Imperialism not only introduced new foreign actors into Northeast Asia—capitalist integration also altered the character of China and Korea’s existing tributary or feudal classes, and caused the development of a native bourgeoisie. The ruling classes of Qing China and Joseon Korea, characterized by a fusion of landlordism and control of the tributary bureaucracy, were first weakened by overt imperialist assault, and then enlisted into the exploitation of the toiling classes by capital. The masses of the peasantry, now at the mercy of the world capitalist market, were driven to proletarianization as they gained debt and lost land. As the feudal classes became integrated into imperialism, nascent bourgeois leadership emerged to fan the flames of national consciousness, but would prove futile or duplicitous over time. These historical transitions created the conditions for the communist movement to flourish in China and Korea. 

Though emerging from distinct national realities, China and Korea’s experiences of capitalist integration occurred as part of a singular historical movement of the extension of imperialism into Northeast Asia. The revolutions in these countries therefore developed coevally, conjoined by practical reality, geographic proximity, and historical affinity. Early Korean leaders of the armed independence struggle such as Hong Beom-Do and Yoon Hee-soon based themselves in Manchuria after facing defeat in the annexation of Korea. The 1911 Revolution in China and its leader Sun Yat-Sen held significant sway among Korea’s early independence movement;7 in turn, in 1919, China’s May 4th Movement, a high point of the New Culture Movement that would produce the future leaders of the CPC, took inspiration from Korea’s March 1st Movement of the same year. Bourgeois Korean nationalists affiliated with the government-in-exile based themselves out of Shanghai, allied with the Kuomintang; meanwhile, Korean and Chinese guerrillas, including Kim Il Sung, waged war against Japan from the jagged mountains of Manchuria. Koreans and Chinese did not make their revolutions separately, but together—and it was among the communists that this partnership ran deepest.

Communists from both nations found common cause in a joint struggle against imperialism and domestic reaction, shedding blood alongside each other. Korean revolutionaries, impeded from advancing the struggle on the peninsula by vicious colonial repression, turned to the revolution in China as a battleground to turn the tide against Japan. China’s revolution thus also became a Korean revolution. In Yan’an and beyond, figures such as Zheng Lucheng (Chong Ryul-song), Mu Chong, Ho Jong Suk, and Kim San dedicated themselves to China’s liberation as the path to realize Korea’s liberation. In Manchuria, Kim Il-Sung and countless other Koreans waged war alongside their Chinese comrades under the banner of the Northeast United Anti-Japanese Army. For a time, more than 90% of CPC cadres in Manchuria were Korean.8 As previously mentioned, once Korea was liberated in 1945 and the dictatorship of the proletariat realized in the founding of the DPRK in 1948, mass Korean participation in the final days of the Chinese Civil War helped ensure the victory of the CPC and the founding of the People’s Republic.

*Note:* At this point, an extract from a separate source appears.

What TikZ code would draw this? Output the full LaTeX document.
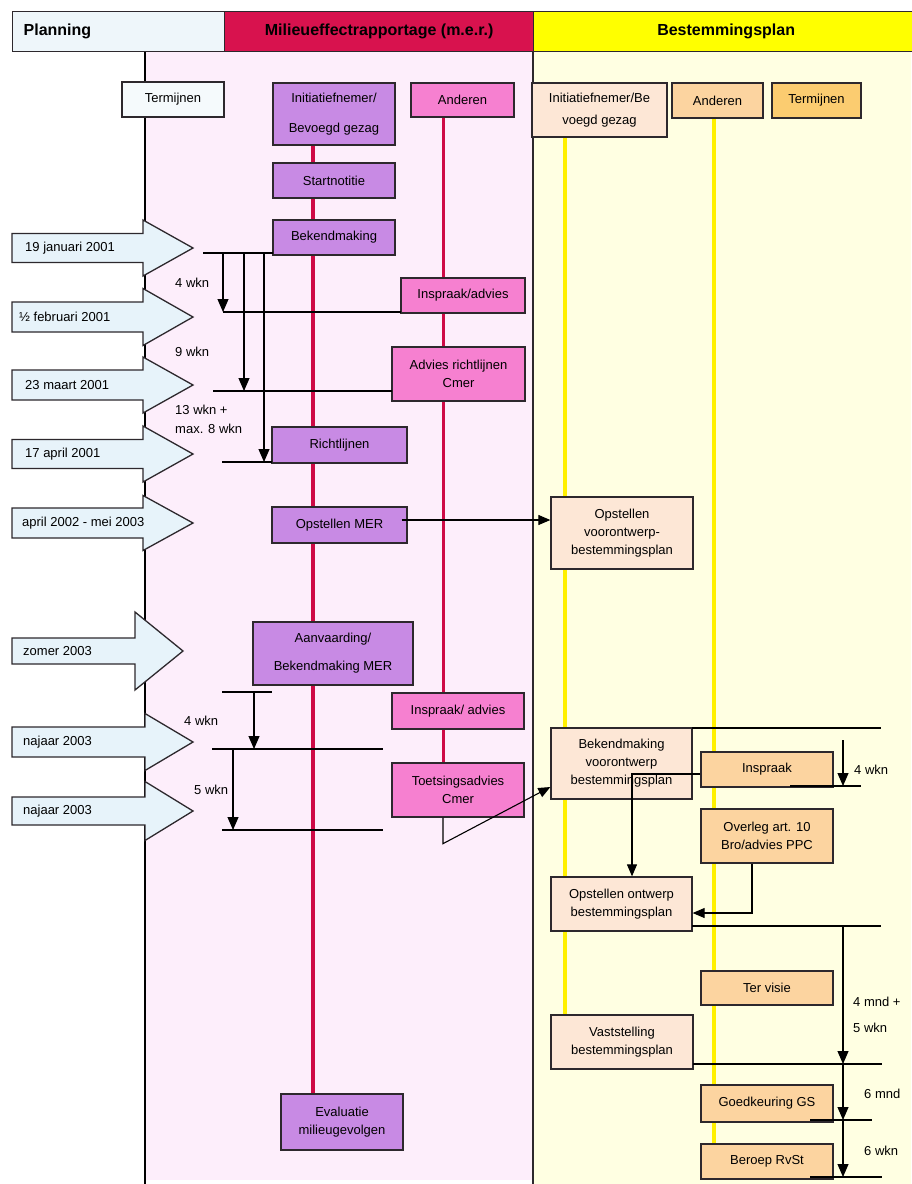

Sino-Korean solidarity in the Korean War was simply the latest chapter in a longer history of joint revolution. Once again, the struggle against imperialism in Korea had a lasting effect on the course of Northeast Asia’s historical destiny; the war never formally concluded, and a state of territorial fragmentation persists in both China and Korea to this day. The DPRK and PRC’s relationship since the signing of the 1953 Korean War Armistice therefore continues to be shaped by the conditions of Northeast Asia’s long revolution. 

Forks in the Road

The great sacrifices of the Chinese People’s Volunteers have never been forgotten by the DPRK. Still, the Sino-Korean relationship has continuously evolved, and at times, the lips and teeth have been at odds. The Sino-Soviet Split,9 and later, the Reform and Opening Up Era precipitated various diplomatic and political conflicts between the two states. 

Undoubtedly, the relationship reached its nadir in the 1990s, when the fall of the Soviet Union left the DPRK without its largest trading partner, and more vulnerable than ever to U.S. sanctions. In 1994 and 1995, calamitous once-in-a-century floods devastated its agricultural base and led to a period of famine known as the Arduous March.10 At the time, China’s friendship with the DPRK was restrained, and socialist Korea was largely abandoned to face its crisis alone. 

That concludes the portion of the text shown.